Bravofly.com
- The logo for Bravofly.com
- Website type: Travel agency
- Available in: English language French language Spanish language German language Hungarian language Swedish language Finnish language Norwegian language
- Headquarters: Chiasso, Switzerland
- Owner: Lastminute.com Group
- Website: www.bravofly.com www.bravofly.co.uk www.bravofly.fr www.rumbo.es www.volagratis.com www.bravofly.de www.bravofly.hu www.bravofly.se www.bravofly.fi www.bravofly.no
- Commercial: Yes
- Registration: Yes
- Launched: 2006; 20 years ago

= Bravofly (website) =

Bravofly.com is an online travel agency owned by the Lastminute.com Group. It is available to customers in 14 languages. It has offices in Chiasso, Switzerland, where it has its operational headquarters, and in Madrid, Spain.

==History==
The Bravofly Rumbo Group was founded in 2006, but traces its roots back to 2004, when Fabio Cannavale and Marco Corradino launched Volagratis, a search engine for low cost flights in the Italian market.

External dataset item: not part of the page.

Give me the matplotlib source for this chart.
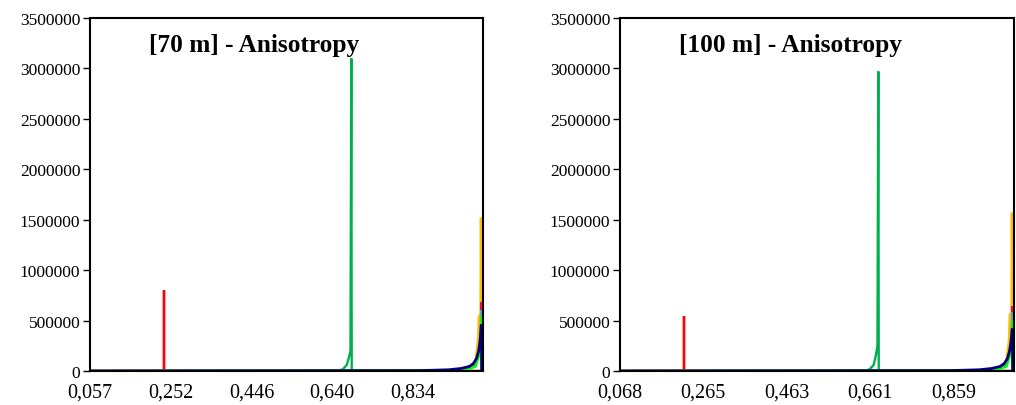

In 2006, the headquarters were moved to Chiasso and the company introduced websites for Spain, France, Germany and the United Kingdom.

in November 2012, it acquired Rumbo.

In December 2013, the company announced the acquisition of Jetcost, a French travel meta-search site.

In March 2015, the company acquired Lastminute.com for $120m (£76m).

In April 2014, the company became a public company via an initial public offering on the SIX Swiss Exchange.